Is the English working class re-tribalising itself? Out here, to the west of London, in the motorway towns near Heathrow, a few St George's flags still hang in a dispirited way from council house windows and the coat-hanger aerials of white vans. As I drive from Shepperton past the airport, there's a sense of a failed insurrection. During the World Cup, a forest of flags flew proudly from almost every shop, factory and car, a passionate display willing on more than Beckham's boys in Germany.

This wasn't patriotism so much as a waking sense of tribal identity, dormant for decades. The notion of being British has never been so devalued. Sport alone seems able to be the catalyst of significant social change. Football crowds rocking stadiums and bellowing anthems are taking part in political rallies without realising it, as would-be fascist leaders will have noted.

The English, thank God, have always detested jackboots, searchlight parades and Führers ranting from balconies. But the Premier League, at the pinnacle of our entertainment culture, is a huge engine of potential change, waiting to be switched on. Could consumerism evolve into fascism? There is nothing to stop some strange consumer trend becoming a new ideology. Church and monarchy are dying on their knees, and politics is just another public utility, along with sewerage and the gas supply.

Surprisingly, the Heathrow scare on 10 August brought not even the briefest flourish of St George's flags. Driving past the airport on the A30, I noticed the familiar group of plane spotters not far from the Hilton. Not a plane was taking off, but the dream was in their eyes. Heathrow is a magnetic place, and the rest of London is merely a vast suburb of its airport. The inner keep of the great terminals is under siege, and I'm not surprised that would-be suicide bombers are so drawn to our airline system.

I take for granted that suicide bombing is a sign of despair. The kamikaze pilots who crashed their planes into American carriers knew that Japan had lost the war. Palestinian suicide bombers know that they cannot defeat Israel. The young London Underground bombers of 7/7 must have known that Islam, so deeply rooted in the past, cannot defeat the west. For Mohammed Atta, flying an airliner into the World Trade Center was his way of being modern. People are never more dangerous than when they have nothing left to believe in except God. And perhaps God today can only be reached through psychopathology. As far as I know, none of the Hezbollah fighters who so stunned the Israeli army resorted to suicide tactics, presumably because they were certain they were winning.



We will all miss Tony Blair

Autumn is almost here, and the new political season approaches in a half-hearted way, the last act of an overlong play that has begun to bore the audience.
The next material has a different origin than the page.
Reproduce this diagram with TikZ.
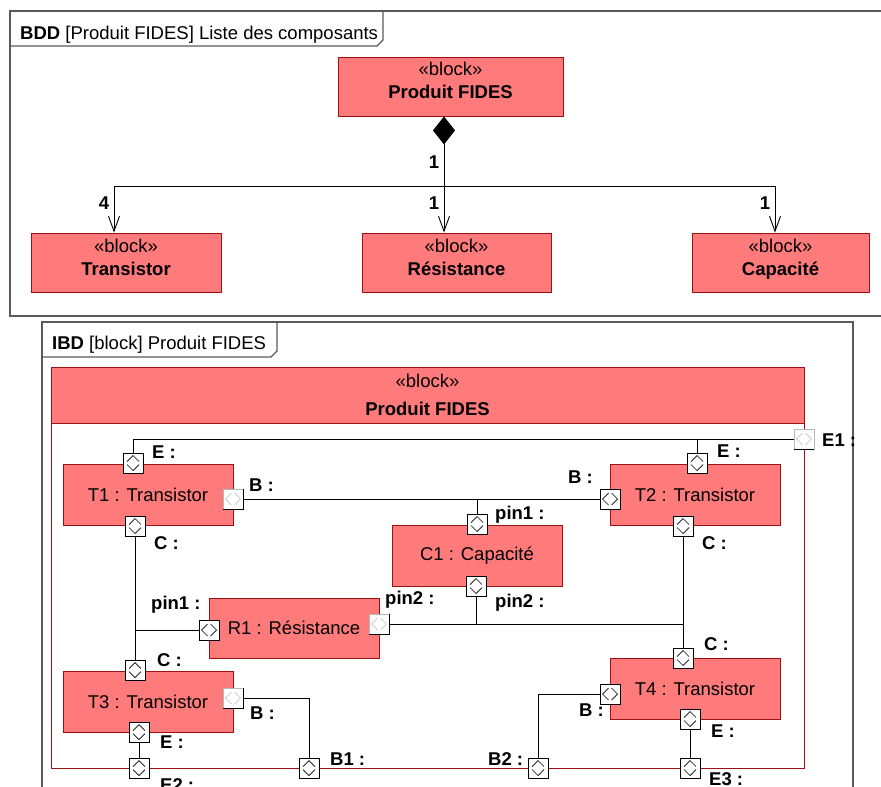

All the same, I suspect that we will miss Tony Blair when he is gone. The boyish charm is fraying but still intact. The exhaustion, the desperate need to convince everyone of the truth of his own delusions, the raw emotions worn as a kind of exoskeleton, all show one of the great actor-managers in heroic decline. Blair may be the last British prime minister able to trade openly on his emotions. He knows that we are secretly rather drawn to bad acting and are happy to collude in his exposure of his weaknesses.

He is the beaten husband, still in charge of the car keys and the TV remote, but aware that the rest of the household despises him and is impatient for him to bring down the curtain. He jokes and winces, and makes fun of his own despair. The longer he hangs on, the more he can steer us towards the steamy, emotional bath we were happy to help him prepare. Would he like to drown us? After all, we like being lied to, we like promises that will never be kept, we like being locked into his smiling neediness.

His successor is likely to give us a shock, especially if it is Gordon Brown, the greatest mystery in British politics for the past 50 years. High in intelligence and self-control, but zero for acting skills and emotional martyrdom. Will we be happy with him? I seriously doubt it. Perhaps only damaged actors can lead modern societies down the crooked paths that they prefer.